Now two events happen that are treated with such subtlety and delicacy that we understand, if we didn't before, how gently Santosh Sivan tells his story. (You may want to see the movie before reading further.) Malli discovers that she is pregnant. And, in an almost inexplicable way, she receives a communication from Vasu's wife. The everyday human life of the farm absorbs her. Then the day of her destiny arrives, and she sets off on her mission.
Does she detonate the bomb? Does she succeed in killing the politician? In real life, Rajiv Gandhi and his assassin were killed. But The Terrorist is not the story of that event and must find its own conclusion. It finds, I think, the only conclusion that it can, but do not conclude that you therefore know what that must be.

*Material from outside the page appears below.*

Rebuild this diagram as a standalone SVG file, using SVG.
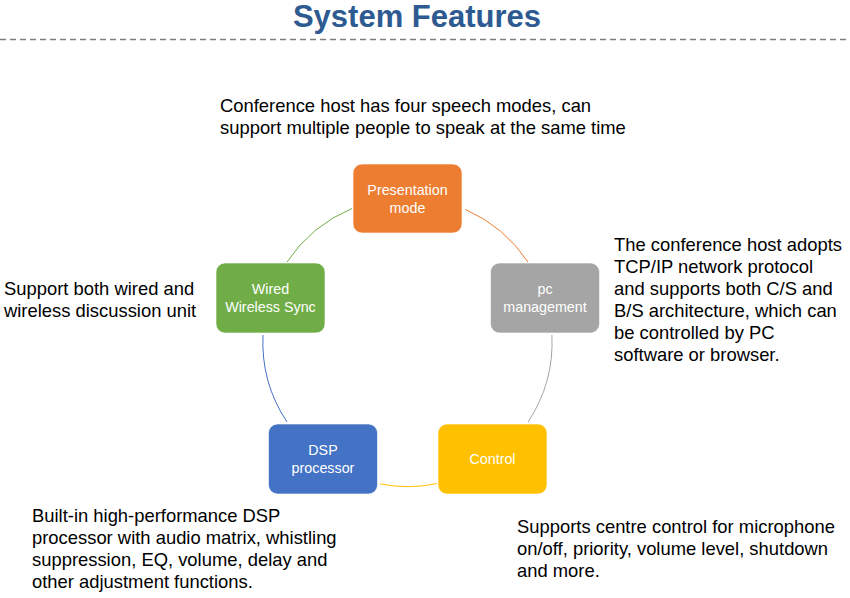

Santosh Sivan, the director, is one of India's most successful cinematographers, a master of the color, dance, and music of Bollywood; he shot Gurinder Chadha's Bride and Prejudice. He is also a thoughtful and quixotic person whose Web site, santoshsivan.com, involves technique, wit, and philosophy. He made The Terrorist in seventeen days on a budget of $25,000, using mostly non-actors, although the beautiful Ayesha Dharker later won a role in Star Wars: Episode II-Attack of the Clones and starred in Bombay Dreams in London and New York.